As a premise to discussing Japanese democracy, Part I explores situations around the world in which democracy is in trouble. On the one hand, democracy is falling into a state of incompetence due to the neoliberal justification of the unfettered expansion of capitalism. On the other hand, because of such difficulties, there is a growing tendency to think of democracy as the willingness to grant free rein to any strong leader bearing promises, and against this background of populism and its excesses, to consider democracy dangerous. The following sections tackle the question of whether it is possible to overcome these two issues.
 
Beginning with a brief outline of the political history of postwar Japan and a description of the ideas that guided subsequent political reforms, Part II addresses the 2009 change in government as the main theme, examining the issue from the angle of political thought.
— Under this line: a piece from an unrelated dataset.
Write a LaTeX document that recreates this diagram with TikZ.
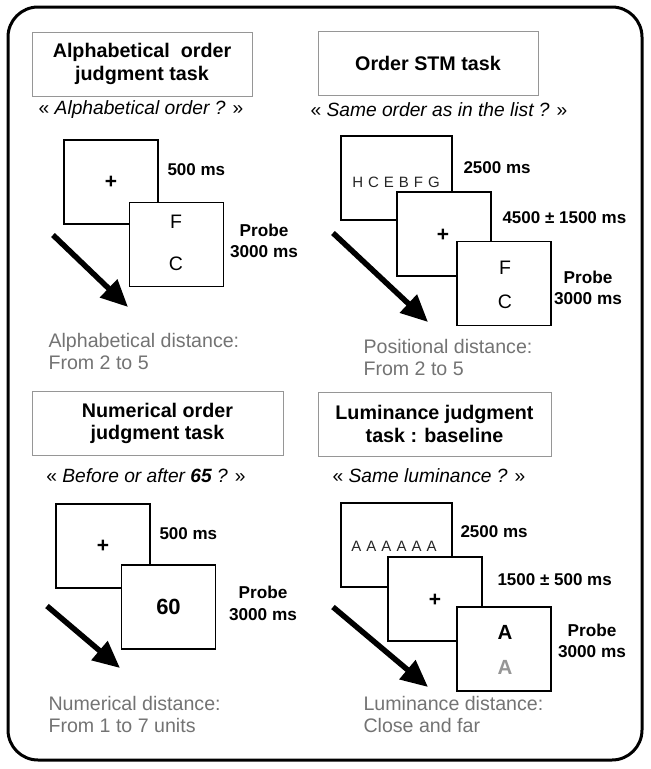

This book takes the position that a historical examination of Japan’s postwar politics is essential to any investigation of thinking that underlies regime change and political reform. From this point of view, the book explains the chronology of the so-called “1955 system,” as well as the Cold War regime and the demise of economic growth, which served as conditions for the justification of this system’s fluctuating political reforms. Part II also discusses events that occurred during reform governments, including the Hosokawa administration of the 1990s, Koizumi’s LDP administration in the early 2000s, and the DPJ government of 2009. Next, the politics of the 2009 DPJ administration are considered in terms of policy and influence, the politics that connect them, and why they collapsed in a short period of time. Based on this, the factors that make up democratic politics such as deliberation, decision-making, coordination, and governance are analyzed, and the conditions of multifaceted democracy are problematized.
 
Part III discusses the cultural conditions that support democracy and their modern transformation from a different perspective. The achievements and limitations of post-materialist politics are covered, including problems posed to democracy by changes in knowledge representative of the Internet society, and the relationship between internationalization and nationalism. Here, the main focus is on issues that arose after the return to the LDP.
 
This book takes an idiosyncratic standpoint in which democracy is not just a matter of politics; rather, it must be explored within wider economic, cultural, and intellectual contexts, which is why Shinsho wrote this book from a standpoint that diverges from political science.